Pro-Al Qaida commander killed in Syria while setting roadside bomb

Special to WorldTribune.com

NICOSIA — An Al Qaida-aligned commander has been killed in the Sunni
revolt in Syria.

Lebanese security sources said Abdul Ghani Jawhar was killed in a bomb
blast in Syria on April 20 in Qusair near the Lebanese border.

Abdul Ghani Jawhar.

They said Jawhar, commander of the Al Qaida-aligned Fatah Al Islam, was killed as he prepared a roadside bomb in a village near Homs.

“The bomb exploded prematurely and blew his body apart,” a security source said.

The sources said Jawhar was believed to have relocated from Lebanon to Syria in 2012 to help oust the regime of President Bashar Assad. They said Jawhar was killed with another Fatah Al Islam operative, identified as Walid Boustani.

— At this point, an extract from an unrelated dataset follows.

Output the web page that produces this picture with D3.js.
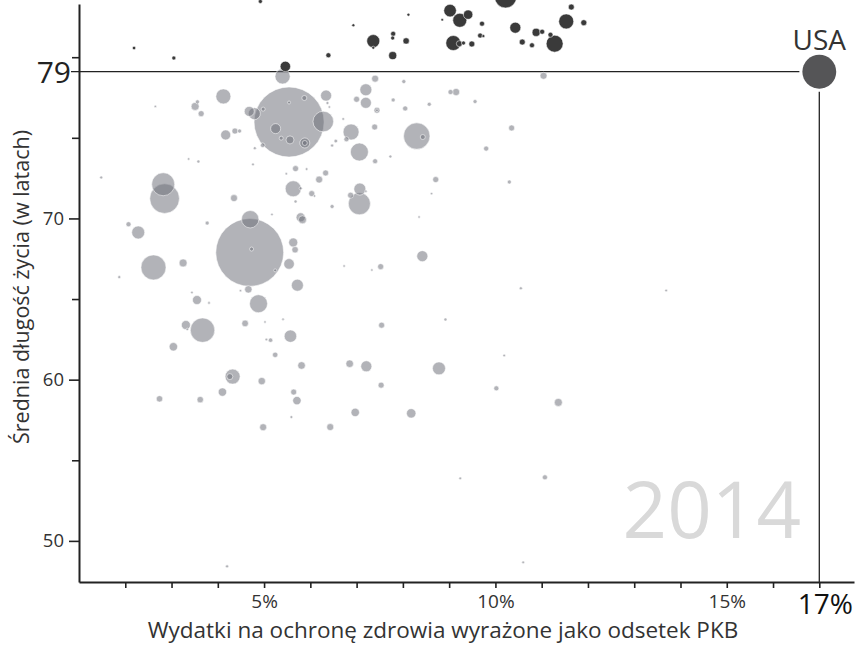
<!DOCTYPE html>
<html><head><meta charset="utf-8">
<script src="https://cdn.jsdelivr.net/npm/d3@7/dist/d3.min.js"></script>
<style>body{margin:0;background:#fff}svg{display:block}text{font-family:"Open Sans",sans-serif}</style>
</head><body><svg id="c" width="856" height="646"></svg>
<script>
// health expenditure (% of GDP)
const healthSpend = [
2.19,3.05,5.46,6.39,6.93,7.36,7.36,7.79,7.78,7.78,
8.07,8.12,8.85,9.02,9.23,9.41,9.71,10.22,9.09,9.22,
9.31,9.49,9.67,9.74,10.43,10.58,10.79,10.88,11.01,11.19,
11.28,11.53,11.64,11.91,4.92,
5.54,4.69,
5.40,4.12,6.34,2.65,3.51,3.56,3.64,4.68,4.79,4.98,
5.54,5.87,6.28,5.25,5.37,5.56,5.88,5.88,4.97,4.80,
4.17,4.37,4.47,6.71,6.88,6.78,6.55,6.47,7.06,7.20,
7.20,7.00,7.40,8.02,7.79,8.05,7.44,7.44,7.39,7.73,
7.40,8.30,8.43,8.57,1.48,3.37,3.58,4.76,5.68,5.92,
6.33,6.19,5.48,5.63,5.79,6.03,6.09,5.68,4.35,2.82,
2.85,7.07,7.20,6.87,7.06,6.47,8.35,4.70,5.17,5.79,
5.83,2.07,2.28,3.77,5.63,5.67,8.42,4.73,2.61,3.25,
1.87,5.54,5.24,5.72,4.66,4.49,3.44,3.55,3.81,4.88,
6.73,7.33,7.52,3.31,3.34,3.67,3.04,4.59,5.02,5.41,
5.05,5.14,5.57,5.24,5.81,6.85,7.21,7.54,7.53,4.32,
4.26,4.95,4.10,5.64,5.71,2.74,3.62,5.59,6.97,8.18,
4.98,6.43,4.20,9.24,11.07,10.60,10.55,13.69,8.92,10.19,
8.78,10.02,11.36,11.04,9.03,9.15,9.56,10.35,9.80,8.71,
10.30,8.62,6.37,6.41];
// average life expectancy (years)
const lifeExp = [
80.57,79.95,79.43,80.12,81.98,81.0,80.59,81.45,81.19,80.10,
81.01,82.64,82.32,82.89,82.29,82.64,82.08,83.74,80.88,80.84,
80.88,80.82,81.34,81.31,81.83,80.94,80.74,81.54,81.58,81.39,
80.84,82.22,83.11,82.14,83.46,
75.98,67.89,
78.81,77.57,77.62,76.95,76.95,77.23,76.50,76.64,76.50,76.78,
77.19,77.47,76.01,75.57,74.98,74.87,74.68,74.68,74.54,74.36,
75.18,75.42,75.42,76.17,75.36,74.91,74.80,74.52,74.12,77.98,
77.17,77.39,78.67,78.49,77.35,76.82,76.71,76.71,75.67,73.84,
73.55,75.11,75.05,77.08,72.54,73.69,73.53,73.35,73.09,73.06,
72.82,72.41,72.77,71.84,71.87,71.54,71.39,71.05,71.26,72.12,
71.23,71.82,71.69,71.44,70.91,70.74,70.09,69.95,70.25,70.07,
69.92,69.64,69.13,69.71,68.51,68.06,67.66,68.10,66.96,67.24,
66.36,67.18,66.78,65.86,65.60,65.52,65.41,64.94,64.76,64.71,
67.05,66.80,67.01,63.39,63.12,63.07,62.04,63.49,63.58,63.75,
62.49,62.45,62.70,61.54,60.88,60.99,60.83,63.38,59.66,60.19,
60.19,59.91,59.23,59.23,58.70,58.81,58.76,57.68,57.97,57.91,
57.05,57.06,48.42,53.88,53.94,48.67,65.67,65.53,63.73,61.50,
60.70,59.46,58.59,78.85,77.84,77.84,77.25,75.61,74.33,72.41,
72.26,71.54,77.16,76.91];
// population (millions)
const population = [
3.2,4.5,30,7,2.5,47,2.5,7,4.5,18,
11.4,2.5,1.9,44,54.6,24.6,7,135,62.6,10,
4.5,10,7,2.5,33.7,10,7,18,7,7,
80,62.6,10,10,4.5,
1364,1280,
64,62.6,33.7,1.6,17.8,4.5,10,27.8,40,4.5,
2.5,7,118,27.8,4.5,17.8,27.8,7,5.9,2.5,
27.8,10,4.5,1.9,71,7,3.6,2.5,90,40,
33.7,10,13.6,4.5,4.5,7,10,1.9,10,2.5,
7,194,7,4.5,2.5,1.6,2.5,1.9,10,1.9,
10,13.6,1.6,71,2.5,10,1.6,2.5,13.6,147,
244,40,1.6,10,135,4.5,1.6,84,1.6,22.5,
17.8,7,47,4.5,22.5,11.4,33.7,4.5,174,17.8,
2.5,31,2.5,40,15.2,1.6,1.6,22.5,1.9,90,
1.6,1.6,10,22.5,1.6,166,19.6,12,1.6,1.6,
1.9,5.4,43,8.1,16,16,33.7,10,10,62.6,
10,15.2,19.6,10,19.6,11.4,11.4,2.2,19.6,24.6,
13.6,13.6,2.5,1.9,7,1.9,2.5,1.9,2.5,1.9,
47,7,17.8,13.6,7,14.4,4.5,10,7,10,
4.5,1.6,2.5,1.6];

const usa = {name: "USA", spend: 17.0, life: 79.1, pop: 319};
const xTicks = [2,3,4,5,6,7,8,9,10,11,12,13,14,15,16,17];
const xLabels = [5, 10, 15];
const yTicks = [50,55,60,65,70,75,80];
const yLabels = [50, 60, 70];
const yearLabel = "2014";
const xTitle = "Wydatki na ochronę zdrowia wyrażone jako odsetek PKB";
const yTitle = "Średnia długość życia (w latach)";

const svg = d3.select("#c");
const x = d3.scaleLinear().domain([1, 17.75]).range([79, 854]);
const y = d3.scaleLinear().domain([47.45, 83.3]).range([582, 4]);
const r = d3.scaleSqrt().domain([0, 1364]).range([0, 35]);

const data = healthSpend.map((s, i) => ({spend: s, life: lifeExp[i], pop: population[i]}))
  .sort((a, b) => b.pop - a.pop);

// year watermark
svg.append("text").attr("x", 801).attr("y", y(50.2))
  .attr("text-anchor", "end").attr("font-size", 78).attr("fill", "#d9d9d9").text(yearLabel);

// axes
const xAxis = svg.append("g").attr("transform", `translate(0,${y(47.45)})`)
  .call(d3.axisBottom(x).tickValues(xTicks).tickSize(6).tickSizeOuter(0)
    .tickFormat(d => xLabels.includes(d) ? d + "%" : ""));
xAxis.select(".domain").attr("stroke", "#222").attr("stroke-width", 2);
xAxis.selectAll(".tick line").attr("stroke", "#222").attr("stroke-width", 1.6);
xAxis.selectAll(".tick text").attr("font-size", 19).attr("fill", "#333").attr("dy", "0.9em")
  .attr("font-family", "Open Sans");

const yAxis = svg.append("g").attr("transform", `translate(${x(1)},0)`)
  .call(d3.axisLeft(y).tickValues(yTicks).tickSize(8).tickSizeOuter(0)
    .tickFormat(d => yLabels.includes(d) ? d : ""));
yAxis.select(".domain").attr("stroke", "#222").attr("stroke-width", 2);
yAxis.selectAll(".tick line").attr("stroke", "#222").attr("stroke-width", 1.6)
  .attr("x2", d => yLabels.includes(d) ? -10 : -7);
yAxis.selectAll(".tick text").attr("font-size", 18.5).attr("fill", "#333").attr("x", -15)
  .attr("font-family", "Open Sans");

// titles
svg.append("text").attr("x", 443).attr("y", 638).attr("text-anchor", "middle")
  .attr("font-size", 22.5).attr("fill", "#333").text(xTitle);
svg.append("text").attr("transform", `translate(29,${287}) rotate(-90)`).attr("text-anchor", "middle")
  .attr("font-size", 21.5).attr("fill", "#333").text(yTitle);

// USA reference lines
const ux = x(usa.spend), uy = y(usa.life), ur = r(usa.pop);
svg.append("line").attr("x1", x(1) - 8).attr("x2", ux - ur - 3).attr("y1", uy).attr("y2", uy)
  .attr("stroke", "#222").attr("stroke-width", 1.3);
svg.append("line").attr("x1", ux).attr("x2", ux).attr("y1", uy + ur + 3).attr("y2", y(47.45))
  .attr("stroke", "#222").attr("stroke-width", 1.3);
svg.append("text").attr("x", x(1) - 8).attr("y", uy).attr("dy", "0.36em").attr("text-anchor", "end")
  .attr("font-size", 30).attr("fill", "#222").text(Math.round(usa.life));
svg.append("text").attr("x", ux + 6).attr("y", 614).attr("text-anchor", "middle")
  .attr("font-size", 28).attr("fill", "#111").text(Math.round(usa.spend) + "%");
svg.append("text").attr("x", ux).attr("y", 50).attr("text-anchor", "middle")
  .attr("font-size", 28).attr("fill", "#333").text(usa.name);

// bubbles
svg.append("g").selectAll("circle").data(data).join("circle")
  .attr("cx", d => x(d.spend)).attr("cy", d => y(d.life)).attr("r", d => r(d.pop))
  .attr("fill", d => d.life > usa.life ? "#3a3a3a" : "#6b6d76")
  .attr("fill-opacity", d => d.life > usa.life ? 1 : 0.52)
  .attr("stroke", "#fff").attr("stroke-opacity", 0.6).attr("stroke-width", 0.9);

svg.append("circle").attr("cx", ux).attr("cy", uy).attr("r", ur).attr("fill", "#555557");
</script></body></html>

The 30-year-old Jawhar, trained as a biochemist, was said to have joined Fatah Al Islam in Lebanon in 2010 and believed responsible for attacks on Lebanese security forces and United Nations peace-keepers in the south. He and Boustani were also linked to the Al Qaida-aligned war against the Lebanese Army in the Palestinian refugee camp of Naher Bared near the
northern city of Tripoli in 2007. Boustani was captured by Lebanese authorities and escaped from prison in 2010.

“Following their arrival in Syria they joined the armed uprising against
President Bashar Assad’s regime,” Lebanon’s Al Jadid television said in a
report on April 23.

Al Jadid said Boustani was killed by the Sunni rebel movement. The
television said he was accused of stealing funds from the rebel Free Syrian
Army.

Fatah Al Islam has confirmed the death of Jawhar, deemed a specialist in
the production of bombs. He had been reported dead several times over the
last decade.

The sources said Fatah Al Islam has sent fighters to help the Sunni
rebellion. They said Jawhar was believed to have trained Sunni rebels in
bomb production and attack techniques.